Dr. Scholes may have earned his PhD in a traditional lab setting, but he has since traded a lab coat for a suit, and uses his scientific knowledge in the political arena of policy-making.
Dr. Scholes earned his PhD in genetics at the University of Liverpool. Dr. Scholes has since pursued a career in science policy, working both at the governmental-level and in health advocacy. The Featured Chat Fridays team was fortunate to speak with Dr. Scholes and learn about his transition from graduate student to Genetics and Public Policy Fellow, and onwards to ASHG’s own Director of Science Policy!
How can trainees gain experience in your field while doing research? What steps are necessary for trainees to get involved in your field?
Scholes: There are opportunities available [in the field of science policy] to you if you're willing to seek them out and volunteer some hours of your time. Look for them at your institution. Does it have a science policy group that invites speakers to give presentations on policy issues? If so, join it. If not, start one. Or, get involved in institutional activities focusing on early-career scientist issues, such as the postdoctoral association. Also, see if there are any opportunities in your institution’s government relations office. You should also look outside your institution, such as volunteering in the office of a member of Congress or state representative, or joining a national organization such as the National Postdoctoral Association.
If you are committed to a career in science policy, you will greatly benefit from a full-time fellowship or paid internship that allows you to work for a period of time in a policy office. ASHG cosponsors a 16-month policy fellowship with the National Human Genome Research Institute (NHGRI; http://www.ashg.org/policy/policy_fellowship.shtml) where the fellow spends time in the U.S. Congress, at ASHG, and at NHGRI. Fellowship applications are accepted between January-April each year! If you are not eligible for the fellowship, you should take a look at NHGRI's list of other fellowship and internship opportunities (http://www.genome.gov/27554538).
If you want to get into policy, experience outside of the lab is so important. It will allow you to figure out what aspects of science policy you enjoy the most, and where your talents lie. It will help you network with people who can advise you or connect you with a job opportunity. And, when you do apply for that job, it will serve to demonstrate your interests and abilities in policy to the employer.

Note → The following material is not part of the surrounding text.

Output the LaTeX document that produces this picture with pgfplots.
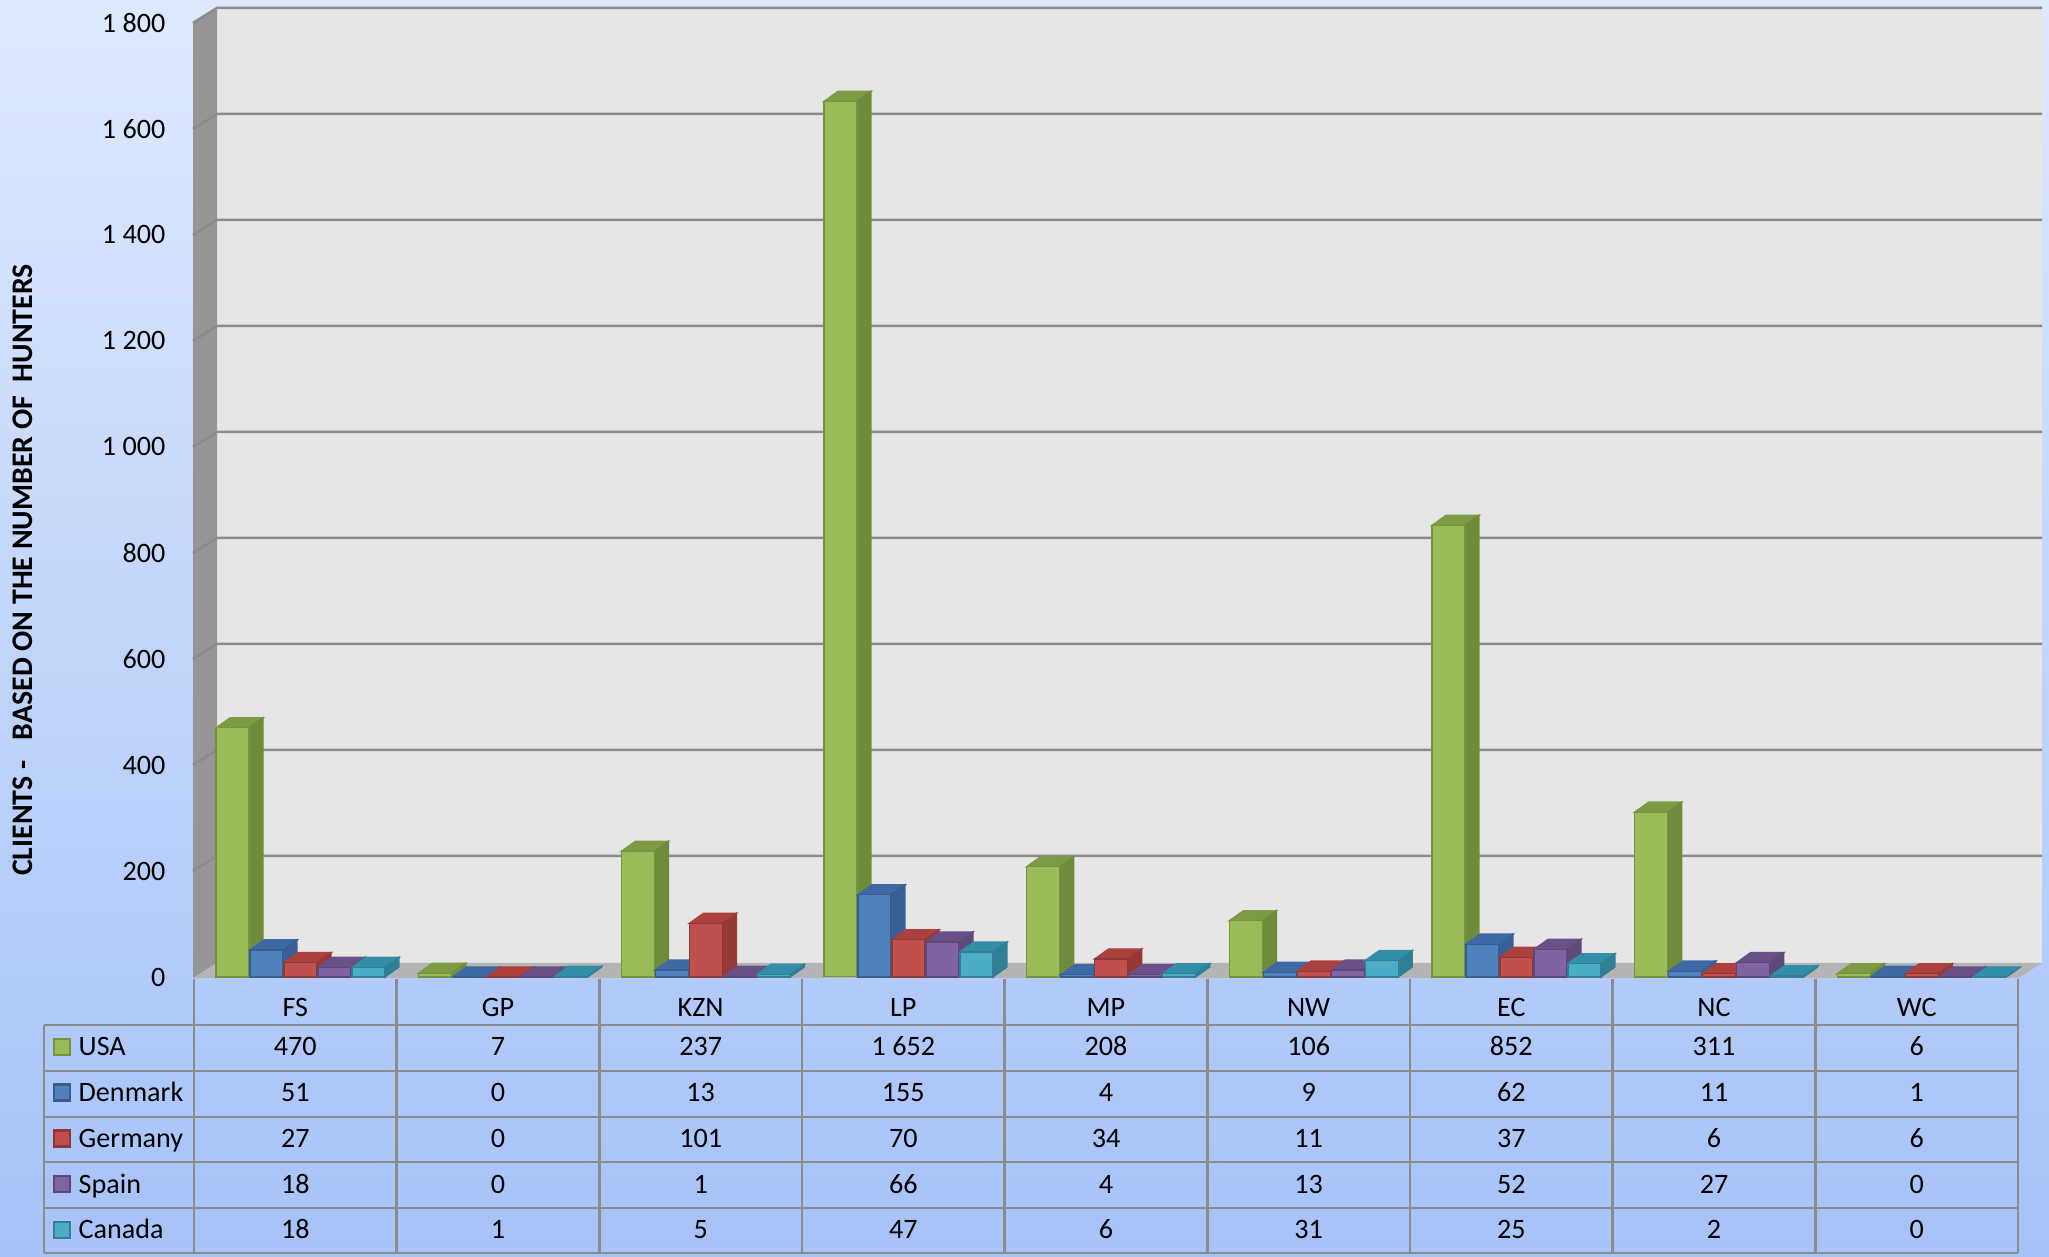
\documentclass[border=0pt]{standalone}
\usepackage{pgfplots}
\usepackage{pgfplotstable}
\pgfplotsset{compat=1.18}
\usepackage{fontspec}
\setmainfont{Carlito}

\definecolor{bgtop}{HTML}{DFE9FD}
\definecolor{bgbot}{HTML}{A6C2F8}
\definecolor{wallback}{HTML}{E6E6E6}
\definecolor{wallleft}{HTML}{969696}
\definecolor{floorc}{HTML}{B4B4B4}
\definecolor{gridc}{HTML}{8C8C8C}
\definecolor{tablec}{HTML}{8C8C8C}

\definecolor{usaF}{HTML}{9BBB59}\definecolor{usaS}{HTML}{6F8B3B}\definecolor{usaT}{HTML}{7C9A44}\definecolor{usaB}{HTML}{77933C}
\definecolor{denF}{HTML}{4F81BD}\definecolor{denS}{HTML}{3A5F96}\definecolor{denT}{HTML}{3D6AA5}\definecolor{denB}{HTML}{385D8A}
\definecolor{gerF}{HTML}{C0504D}\definecolor{gerS}{HTML}{963A37}\definecolor{gerT}{HTML}{AC403C}\definecolor{gerB}{HTML}{8C3836}
\definecolor{spaF}{HTML}{8064A2}\definecolor{spaS}{HTML}{5F4A7B}\definecolor{spaT}{HTML}{6A5088}\definecolor{spaB}{HTML}{5C4776}
\definecolor{canF}{HTML}{4BACC6}\definecolor{canS}{HTML}{2F7F96}\definecolor{canT}{HTML}{338FA8}\definecolor{canB}{HTML}{357D91}

\pgfplotstableread{
c USA Denmark Germany Spain Canada
0 470 51 27 18 18
1 7 0 0 0 1
2 237 13 101 1 5
3 1652 155 70 66 47
4 208 4 34 4 6
5 106 9 11 13 31
6 852 62 37 52 25
7 311 11 6 27 2
8 6 1 6 0 0
}\datatable

\pgfdeclareplotmark{nomark}{}

\pgfplotsset{
  cuboid/.style n args={4}{% front, side, top, border
    scatter, only marks, mark=nomark,
    visualization depends on={rawy \as \val},
    scatter/@pre marker code/.code={%
      \pgfmathsetmacro\h{\val*0.053}%
      \fill[#3] (-1.65mm,0pt) -- (1.65mm,0pt) -- (3.05mm,1mm) -- (-0.25mm,1mm) -- cycle;
      \fill[#2] (1.65mm,0pt) -- (1.65mm,-\h mm) -- (3.05mm,{1mm-\h mm}) -- (3.05mm,1mm) -- cycle;
      \filldraw[fill=#1, draw=#4, line width=0.12mm] (-1.65mm,-\h mm) rectangle (1.65mm,0pt);
    },
    scatter/@post marker code/.code={},
  },
}

\begin{document}
\fontsize{8}{9.6}\selectfont
\begin{tikzpicture}
% background
\shade[top color=bgtop, bottom color=bgbot] (0,0) rectangle (204.9mm,125.7mm);

\begin{scope}[x=0.1mm, y=-0.1mm, yshift=125.7mm]
  % back wall
  \fill[wallback] (217,7) rectangle (2042,963);
  % left wall
  \fill[wallleft] (193,24) -- (217,7) -- (217,963) -- (193,978) -- cycle;
  % floor
  \fill[floorc] (193,978) -- (217,963) -- (2042,963) -- (2018,978) -- cycle;
  % gridlines
  \foreach \v in {200,400,...,1800} {
    \draw[gridc, line width=0.25mm] (193,{977-0.53*\v}) -- (217,{962-0.53*\v}) -- (2042,{962-0.53*\v});
  }
\end{scope}

\begin{axis}[
  at={(19.4mm,28.0mm)}, anchor=south west,
  scale only axis, width=182.4mm, height=95.4mm,
  xmin=-0.5, xmax=8.5, ymin=0, ymax=1800,
  clip=false,
  axis line style={draw=none},
  tick style={draw=none},
  major tick length=0pt,
  xtick={0,...,8},
  xticklabels={FS,GP,KZN,LP,MP,NW,EC,NC,WC},
  ytick={0,200,...,1800},
  yticklabel style={anchor=east, inner sep=0pt, xshift=-2.8mm},
  xticklabel style={anchor=base, inner sep=0pt, yshift=-4.0mm},
  /pgf/number format/1000 sep={\ },
  /pgf/number format/assume math mode=true,
]
\addplot[cuboid={usaF}{usaS}{usaT}{usaB}] table[x expr=\thisrow{c}-0.310, y=USA] {\datatable};
\addplot[cuboid={denF}{denS}{denT}{denB}] table[x expr=\thisrow{c}-0.1423, y=Denmark] {\datatable};
\addplot[cuboid={gerF}{gerS}{gerT}{gerB}] table[x expr=\thisrow{c}+0.0254, y=Germany] {\datatable};
\addplot[cuboid={spaF}{spaS}{spaT}{spaB}] table[x expr=\thisrow{c}+0.1931, y=Spain] {\datatable};
\addplot[cuboid={canF}{canS}{canT}{canB}] table[x expr=\thisrow{c}+0.3608, y=Canada] {\datatable};
\end{axis}

% data table below
\begin{scope}[x=0.1mm, y=-0.1mm, yshift=125.7mm]
  \foreach \yy in {1025,1071,1117,1162,1208,1253} {
    \draw[tablec, line width=0.25mm] (44,\yy) -- (2018,\yy);
  }
  \draw[tablec, line width=0.25mm] (44,1025) -- (44,1253);
  \foreach \k in {0,...,9} {
    \draw[tablec, line width=0.25mm] ({194+202.67*\k},979) -- ({194+202.67*\k},1253);
  }
  \foreach \name/\f/\b [count=\r from 0] in {USA/usaF/usaB, Denmark/denF/denB, Germany/gerF/gerB, Spain/spaF/spaB, Canada/canF/canB} {
    \filldraw[fill=\f, draw=\b, line width=0.25mm] (54,{1039+45.7*\r}) rectangle (70,{1055+45.7*\r});
    \node[anchor=base west, inner sep=0pt] at (78,{1056+45.7*\r}) {\name};
    \foreach \c in {0,...,8} {
      \pgfplotstablegetelem{\c}{\name}\of\datatable
      \node[anchor=base, inner sep=0pt] at ({295.3+202.67*\c},{1056+45.7*\r}) {\pgfmathprintnumber[1000 sep={\ }, assume math mode=true]{\pgfplotsretval}};
    }
  }
  % y axis title
  \node[rotate=90, inner sep=0pt, font=\fontsize{8.5}{10}\selectfont\bfseries] at (23,570) {CLIENTS -\ \ \ BASED ON THE NUMBER OF\ \ HUNTERS};
\end{scope}

\pgfresetboundingbox
\useasboundingbox (0,0) rectangle (204.9mm,125.7mm);
\end{tikzpicture}
\end{document}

If you could go back to when you were a trainee, what is one piece of advice you would give yourself for your current career?
Scholes: I would tell myself my answer to the previous question! I would also encourage myself to find out all the different types of science policy jobs that are out there, and to think about which are most appealing.
There are science policy jobs at the National Institutes of Health, in Congress, at the National Academy of Sciences, at numerous patient advocacy groups and professional societies, and so on. I was not aware of all these options when I was a trainee.
Lastly, I would tell myself that, for applying for many policy positions, one's publication record is not nearly as important as it is in academia. Beyond your educational qualifications, prospective employers are looking for policy experience, and that the sooner you gain that experience the better.
Can you describe your transition from trainee to working professional? How did you land your first “real” job?
Scholes: I transitioned from trainee to policy professional via the ASHG/NHGRI policy fellowship that I mentioned. Through the fellowship, I was able to gain policy experience that, combined with my scientific training, gave me the qualifications I needed to be a competitive candidate for policy positions.
My first 'real' job was as a government relations manager at the American Heart Association, which involved advocating for the passage of legislation by Congress on issues such as genetic discrimination. Through the fellowship, I had worked in Congress, and specifically had worked on a bill to prohibit genetic discrimination. I landed the job because I had this experience.
FCF: How did your mentor impact your professional development? What valuable lessons/skills did you learn from them?Scholes: I have to mention two mentors who were very valuable to me as I transitioned from the lab to a career in science policy, namely Tim Leshan and Jo Boughman.
At the time when I was making the transition, Tim was the chief of the Policy and Program Analysis Branch at NHGRI, and Jo was ASHG’s Executive Vice President. Together, they were the mentors of the ASHG/NHGRI Genetics and Public Policy Fellowship when I did that fellowship.
[Tim and Jo] were invaluable to me because of their policy experience and knowledge at a time when I was starting in my career in science policy. They taught me how to be successful working in a policy office, where the work environment is so different from that of a lab. They connected me with all the key players in the genetics policy world. And, they provided me with wonderful guidance when I was looking to land my first permanent science policy position.It’s been a decade since I completed the fellowship, and they have moved on from NHGRI and ASHG, but I still turn to Tim and Jo for advice.